Ministerie van Buitenlandse Zaken
Persbericht ministerraad
20 september 2002

KABINET WIL VERANTWOORDE UITBREIDING VAN DE EUROPESE UNIE

Het kabinet heeft op voorstel van minister De Hoop Scheffer en staatssecretaris Nicolaï van Buitenlandse Zaken ingestemd met de notitie Verantwoord Uitbreiden. In de notitie wordt aangegeven dat de komende uitbreiding van de EU de belangrijkste politieke gebeurtenis is in het Europa van na de Tweede Wereldoorlog. Het is de logische consequentie van de val van de muur.
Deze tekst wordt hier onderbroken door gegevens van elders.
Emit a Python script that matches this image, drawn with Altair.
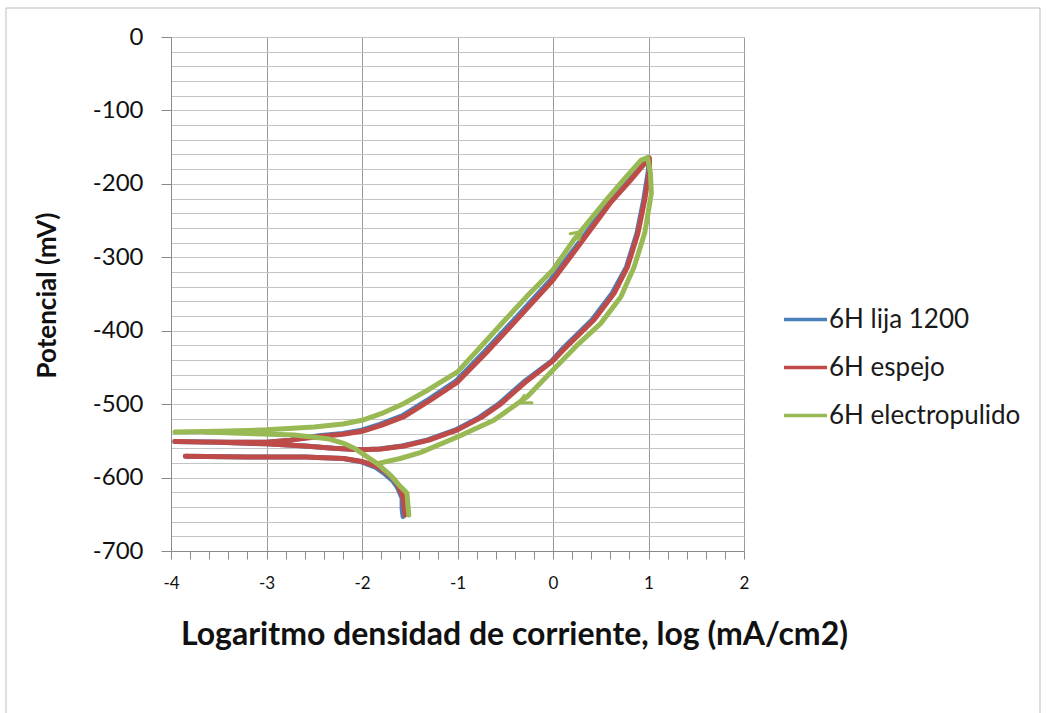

De politieke en economische voordelen van uitbreiding zijn onmiskenbaar. Een uitgebreide EU wordt de grootste gezamenlijke interne markt ter wereld, die met 500 miljoen consumenten grote kansen biedt voor het Nederlandse bedrijfsleven. Uitbreiding is dan ook in het Nederlands belang.

De uitbreiding moet wel op een verantwoorde wijze tot stand komen. Ook de laatste fase van het toetredingsproces moet zorgvuldig verlopen. Dat betekent dat alleen landen kunnen toetreden die er klaar voor zijn en voldoen aan de Kopenhagen-criteria: democratie, rechtstaat, concurrerende markteconomie en het overnemen en implementeren van de Europese regels. Het kabinet wil een eigen oordeel vormen over elke kandidaat-lidstaat op basis van de rapportage van de Europese Commissie die 9 oktober aanstaande zal verschijnen. Op Nederlands aandringen verschijnt de rapportage een week eerder dan gepland. Op basis daarvan zal het kabinet zijn standpunt bepalen over de vraag welke kandidaat-lidstaten in staat zijn deel te nemen aan de laatste onderhandelingsronde. Daarover zal ook overleg met de Tweede Kamer worden gevoerd. Het besluit zal vallen bij de Europese top van 24/25 oktober 2002.

Een verantwoorde uitbreiding betekent ook dat uiterlijk bij de Europese Raad van Kopenhagen in december een houdbaar financieel kader wordt overeengekomen dat geen hypotheek legt op de financiele toekomst van de EU. Het kabinet wil dat Kopenhagen het onomkeerbare politieke beginpunt is van betekenisvolle brede hervormingen in de Europese landbouw. Dat betekent: geen uitbreiding van inkomenssteun naar nieuwe lidstaten. Indien dit echter onontkoombaar is, versterkt dit de noodzaak van versnelde uitfasering van die steun aan de oude lidstaten, waarover besloten zou moeten zijn voordat de toetreding van nieuwe lidstaten een feit is.